## BEGIN Task inputs

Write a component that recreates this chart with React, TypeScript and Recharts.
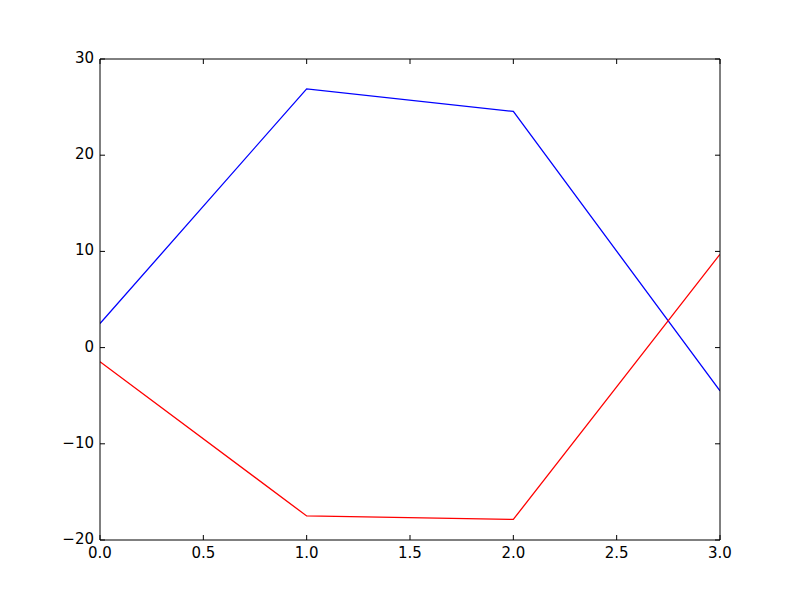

## END Task inputs
## BEGIN Task inputs

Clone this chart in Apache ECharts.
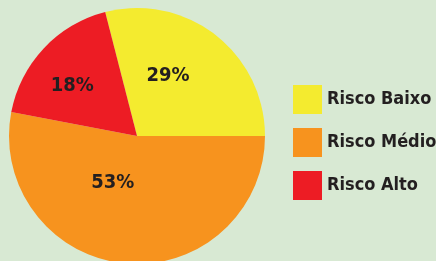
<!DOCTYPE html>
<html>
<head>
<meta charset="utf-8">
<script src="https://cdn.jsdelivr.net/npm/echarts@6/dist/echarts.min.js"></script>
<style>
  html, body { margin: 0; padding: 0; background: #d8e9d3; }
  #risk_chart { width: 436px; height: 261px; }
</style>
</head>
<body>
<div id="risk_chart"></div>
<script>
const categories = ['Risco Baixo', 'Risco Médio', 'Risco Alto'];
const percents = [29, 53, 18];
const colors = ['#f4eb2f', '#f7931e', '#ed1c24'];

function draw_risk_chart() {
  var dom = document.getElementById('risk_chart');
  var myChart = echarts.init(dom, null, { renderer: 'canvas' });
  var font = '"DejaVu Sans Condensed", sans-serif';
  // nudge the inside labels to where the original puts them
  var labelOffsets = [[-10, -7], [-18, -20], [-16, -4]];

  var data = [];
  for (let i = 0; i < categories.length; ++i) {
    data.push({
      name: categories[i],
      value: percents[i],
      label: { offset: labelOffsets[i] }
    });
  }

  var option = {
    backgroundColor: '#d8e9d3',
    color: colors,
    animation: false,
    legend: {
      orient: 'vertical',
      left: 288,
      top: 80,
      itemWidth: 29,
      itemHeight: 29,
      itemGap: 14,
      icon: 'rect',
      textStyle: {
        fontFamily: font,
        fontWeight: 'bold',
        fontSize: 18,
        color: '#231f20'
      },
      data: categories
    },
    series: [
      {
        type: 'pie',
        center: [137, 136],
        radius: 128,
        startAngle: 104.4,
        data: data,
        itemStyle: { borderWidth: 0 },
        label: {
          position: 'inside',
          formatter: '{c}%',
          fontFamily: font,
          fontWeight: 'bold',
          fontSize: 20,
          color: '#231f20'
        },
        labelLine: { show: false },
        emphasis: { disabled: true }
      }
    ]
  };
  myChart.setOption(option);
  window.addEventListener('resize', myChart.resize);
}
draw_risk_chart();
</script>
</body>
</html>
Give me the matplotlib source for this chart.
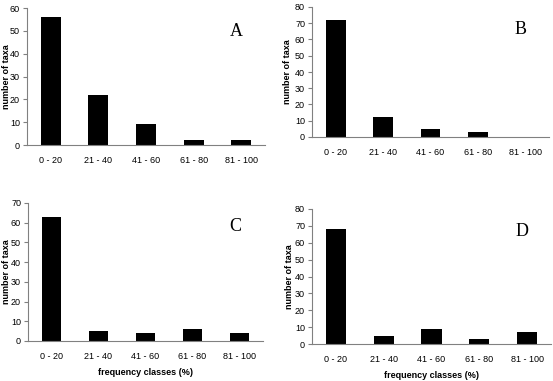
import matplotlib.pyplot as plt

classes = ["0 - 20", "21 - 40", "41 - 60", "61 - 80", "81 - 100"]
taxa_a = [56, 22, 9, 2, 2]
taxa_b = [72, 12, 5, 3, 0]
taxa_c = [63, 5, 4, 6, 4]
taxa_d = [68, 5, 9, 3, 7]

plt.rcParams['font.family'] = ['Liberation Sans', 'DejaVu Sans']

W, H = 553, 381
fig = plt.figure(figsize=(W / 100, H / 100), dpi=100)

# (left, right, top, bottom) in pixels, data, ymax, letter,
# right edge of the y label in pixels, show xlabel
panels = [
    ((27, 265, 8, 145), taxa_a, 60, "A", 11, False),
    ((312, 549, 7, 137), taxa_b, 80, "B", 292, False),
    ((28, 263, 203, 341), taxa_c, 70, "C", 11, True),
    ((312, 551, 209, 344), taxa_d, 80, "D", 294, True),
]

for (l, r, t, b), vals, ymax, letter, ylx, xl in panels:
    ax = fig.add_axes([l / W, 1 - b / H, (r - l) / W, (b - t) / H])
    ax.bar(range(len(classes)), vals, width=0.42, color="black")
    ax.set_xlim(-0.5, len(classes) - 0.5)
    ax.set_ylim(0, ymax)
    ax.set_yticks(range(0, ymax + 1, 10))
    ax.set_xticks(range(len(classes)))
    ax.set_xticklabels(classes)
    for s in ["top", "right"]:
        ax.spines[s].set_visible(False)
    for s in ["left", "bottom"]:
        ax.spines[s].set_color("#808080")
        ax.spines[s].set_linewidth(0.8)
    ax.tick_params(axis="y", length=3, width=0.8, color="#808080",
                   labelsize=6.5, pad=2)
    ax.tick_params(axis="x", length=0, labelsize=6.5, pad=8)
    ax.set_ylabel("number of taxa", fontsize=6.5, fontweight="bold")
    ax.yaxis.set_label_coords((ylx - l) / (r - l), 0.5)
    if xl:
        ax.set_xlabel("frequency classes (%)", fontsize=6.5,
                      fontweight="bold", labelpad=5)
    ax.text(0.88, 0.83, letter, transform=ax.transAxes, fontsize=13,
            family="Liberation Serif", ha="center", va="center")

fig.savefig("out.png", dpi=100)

## END Task inputs
## BEGIN Task inputs

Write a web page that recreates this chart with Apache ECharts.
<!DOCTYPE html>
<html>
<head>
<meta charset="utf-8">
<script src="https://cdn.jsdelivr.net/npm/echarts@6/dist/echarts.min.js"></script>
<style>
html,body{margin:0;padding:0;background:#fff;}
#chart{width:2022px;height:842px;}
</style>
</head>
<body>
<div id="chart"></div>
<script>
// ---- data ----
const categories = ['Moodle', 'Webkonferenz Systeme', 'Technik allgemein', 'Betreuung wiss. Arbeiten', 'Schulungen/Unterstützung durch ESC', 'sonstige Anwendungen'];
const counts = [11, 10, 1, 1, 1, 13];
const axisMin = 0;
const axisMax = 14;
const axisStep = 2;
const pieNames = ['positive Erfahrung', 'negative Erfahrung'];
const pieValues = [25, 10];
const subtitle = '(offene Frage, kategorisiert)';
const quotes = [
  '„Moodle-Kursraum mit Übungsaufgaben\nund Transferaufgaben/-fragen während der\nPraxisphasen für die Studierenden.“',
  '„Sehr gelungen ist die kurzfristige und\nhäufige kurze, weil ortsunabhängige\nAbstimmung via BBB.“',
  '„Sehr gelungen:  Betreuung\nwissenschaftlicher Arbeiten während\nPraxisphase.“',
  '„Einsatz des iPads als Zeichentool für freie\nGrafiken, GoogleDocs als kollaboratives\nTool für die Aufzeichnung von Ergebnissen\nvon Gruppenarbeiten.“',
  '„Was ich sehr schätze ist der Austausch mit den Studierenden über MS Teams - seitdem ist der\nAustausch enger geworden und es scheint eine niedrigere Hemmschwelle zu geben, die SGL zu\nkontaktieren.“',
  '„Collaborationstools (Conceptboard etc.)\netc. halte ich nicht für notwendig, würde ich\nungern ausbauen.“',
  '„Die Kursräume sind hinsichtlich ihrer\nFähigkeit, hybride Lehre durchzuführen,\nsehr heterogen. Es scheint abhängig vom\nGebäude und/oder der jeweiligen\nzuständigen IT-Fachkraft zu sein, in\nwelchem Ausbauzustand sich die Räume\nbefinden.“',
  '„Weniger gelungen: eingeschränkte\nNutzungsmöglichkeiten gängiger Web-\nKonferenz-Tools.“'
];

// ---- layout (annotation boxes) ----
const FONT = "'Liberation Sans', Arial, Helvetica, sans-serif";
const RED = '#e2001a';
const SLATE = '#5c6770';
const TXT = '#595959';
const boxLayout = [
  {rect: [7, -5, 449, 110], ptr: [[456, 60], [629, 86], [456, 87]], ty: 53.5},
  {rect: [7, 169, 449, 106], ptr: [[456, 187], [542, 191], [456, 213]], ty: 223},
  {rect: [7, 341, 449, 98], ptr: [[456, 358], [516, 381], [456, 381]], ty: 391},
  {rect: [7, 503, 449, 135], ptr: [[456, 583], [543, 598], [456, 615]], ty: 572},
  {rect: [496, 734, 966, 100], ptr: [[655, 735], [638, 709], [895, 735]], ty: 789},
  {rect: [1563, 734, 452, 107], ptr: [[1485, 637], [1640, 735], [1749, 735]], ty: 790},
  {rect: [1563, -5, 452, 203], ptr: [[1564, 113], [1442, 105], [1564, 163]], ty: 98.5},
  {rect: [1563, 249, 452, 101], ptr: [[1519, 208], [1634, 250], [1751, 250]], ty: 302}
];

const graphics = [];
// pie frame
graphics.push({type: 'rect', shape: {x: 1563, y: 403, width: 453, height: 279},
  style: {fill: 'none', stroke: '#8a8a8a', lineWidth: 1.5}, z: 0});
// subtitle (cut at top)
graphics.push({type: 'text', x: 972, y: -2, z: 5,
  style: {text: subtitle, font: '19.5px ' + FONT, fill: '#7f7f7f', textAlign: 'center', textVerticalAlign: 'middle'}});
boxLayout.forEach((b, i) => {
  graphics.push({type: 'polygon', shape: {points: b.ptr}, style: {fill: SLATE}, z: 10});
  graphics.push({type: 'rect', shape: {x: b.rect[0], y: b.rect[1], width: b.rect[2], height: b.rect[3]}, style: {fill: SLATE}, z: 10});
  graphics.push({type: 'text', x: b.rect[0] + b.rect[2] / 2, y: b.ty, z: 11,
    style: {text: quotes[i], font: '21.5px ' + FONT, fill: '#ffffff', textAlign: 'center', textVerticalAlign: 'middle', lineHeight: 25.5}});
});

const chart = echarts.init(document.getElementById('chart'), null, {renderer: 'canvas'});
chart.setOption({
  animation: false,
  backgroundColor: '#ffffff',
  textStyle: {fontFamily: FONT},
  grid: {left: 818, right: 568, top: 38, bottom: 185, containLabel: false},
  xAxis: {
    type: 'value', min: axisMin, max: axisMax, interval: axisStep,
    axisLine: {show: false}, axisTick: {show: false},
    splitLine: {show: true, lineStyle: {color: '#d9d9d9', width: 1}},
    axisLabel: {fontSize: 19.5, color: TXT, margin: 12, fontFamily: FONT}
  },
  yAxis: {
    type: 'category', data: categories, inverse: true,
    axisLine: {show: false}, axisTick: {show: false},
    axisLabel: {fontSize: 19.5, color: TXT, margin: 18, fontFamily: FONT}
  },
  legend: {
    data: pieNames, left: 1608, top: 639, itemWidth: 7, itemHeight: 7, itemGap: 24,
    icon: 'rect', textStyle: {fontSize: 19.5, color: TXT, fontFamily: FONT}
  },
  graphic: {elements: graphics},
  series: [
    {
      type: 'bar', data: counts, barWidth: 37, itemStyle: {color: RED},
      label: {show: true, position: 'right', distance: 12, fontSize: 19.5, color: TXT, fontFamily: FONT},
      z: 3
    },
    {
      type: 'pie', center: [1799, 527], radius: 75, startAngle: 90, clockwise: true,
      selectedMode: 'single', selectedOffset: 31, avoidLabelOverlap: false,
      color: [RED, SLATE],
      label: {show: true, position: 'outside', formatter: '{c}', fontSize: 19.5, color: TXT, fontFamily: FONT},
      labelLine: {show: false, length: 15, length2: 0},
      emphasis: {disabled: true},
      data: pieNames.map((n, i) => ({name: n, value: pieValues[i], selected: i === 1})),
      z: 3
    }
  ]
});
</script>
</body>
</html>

## END Task inputs

▶ **Work to be completed**:
Only the lines from the one holding "Give me the matplotlib source for this chart." to the one holding "fig = plt.figure(figsize=(W" should be returned, both included and exactly as written, with no pictures.

▶ **Response to the exercise**:
Give me the matplotlib source for this chart.
import matplotlib.pyplot as plt

classes = ["0 - 20", "21 - 40", "41 - 60", "61 - 80", "81 - 100"]
taxa_a = [56, 22, 9, 2, 2]
taxa_b = [72, 12, 5, 3, 0]
taxa_c = [63, 5, 4, 6, 4]
taxa_d = [68, 5, 9, 3, 7]

plt.rcParams['font.family'] = ['Liberation Sans', 'DejaVu Sans']

W, H = 553, 381
fig = plt.figure(figsize=(W / 100, H / 100), dpi=100)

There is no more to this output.